The 1998 America East Conference baseball tournament was held at Frawley Stadium in Wilmington, Delaware. The top four regular season finishers of the league's eight teams qualified for the double-elimination tournament. In the championship game, first-seeded Delaware defeated second-seeded Northeastern, 10-4, to win its third tournament championship. As a result, Delaware received the America East's automatic bid to the 1998 NCAA tournament.

== Seeding ==
The top four finishers from the regular season were seeded one through four based on conference winning percentage only. They then played in a double-elimination format. In the first round, the one and four seeds were matched up in one game, while the two and three seeds were matched up in the other.
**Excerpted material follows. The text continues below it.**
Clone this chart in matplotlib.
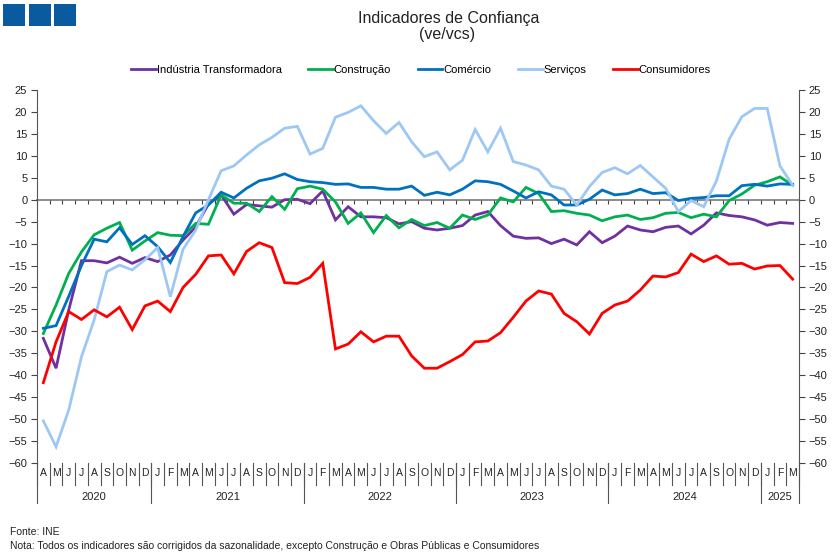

| Team | W | L | Pct. | GB | Seed |
|---|---|---|---|---|---|
| Delaware | 22 | 2 | .917 | – | 1 |
| Northeastern | 17 | 9 | .654 | 6 | 2 |
| Vermont | 15 | 12 | .556 | 8.5 | 3 |
| Hofstra | 14 | 14 | .500 | 10 | 4 |
| Maine | 12 | 16 | .429 | 12 | – |
| Drexel | 9 | 15 | .375 | 14 | – |
| Towson | 9 | 18 | .333 | 15.5 | – |
| Hartford | 7 | 19 | .269 | 17 | – |

== All-Tournament Team ==
The following players were named to the All-Tournament Team.

| Player | Team |
|---|---|
| Matt Phillips | Delaware |
| Chris Frey | Delaware |
| Matt Ardizzone | Delaware |
| Frank DiMaggio | Delaware |
| Brad Eyman | Delaware |
| Dan Trivits | Delaware |
| Carlos Peña | Northeastern |
| Kevin Kim | Northeastern |
| Hernan Guerrero | Northeastern |
| Wade Rikert | Vermont |
| Pat Friel | Hofstra |

=== Most Outstanding Player ===
Delaware pitcher Chris Frey was named Most Outstanding Player.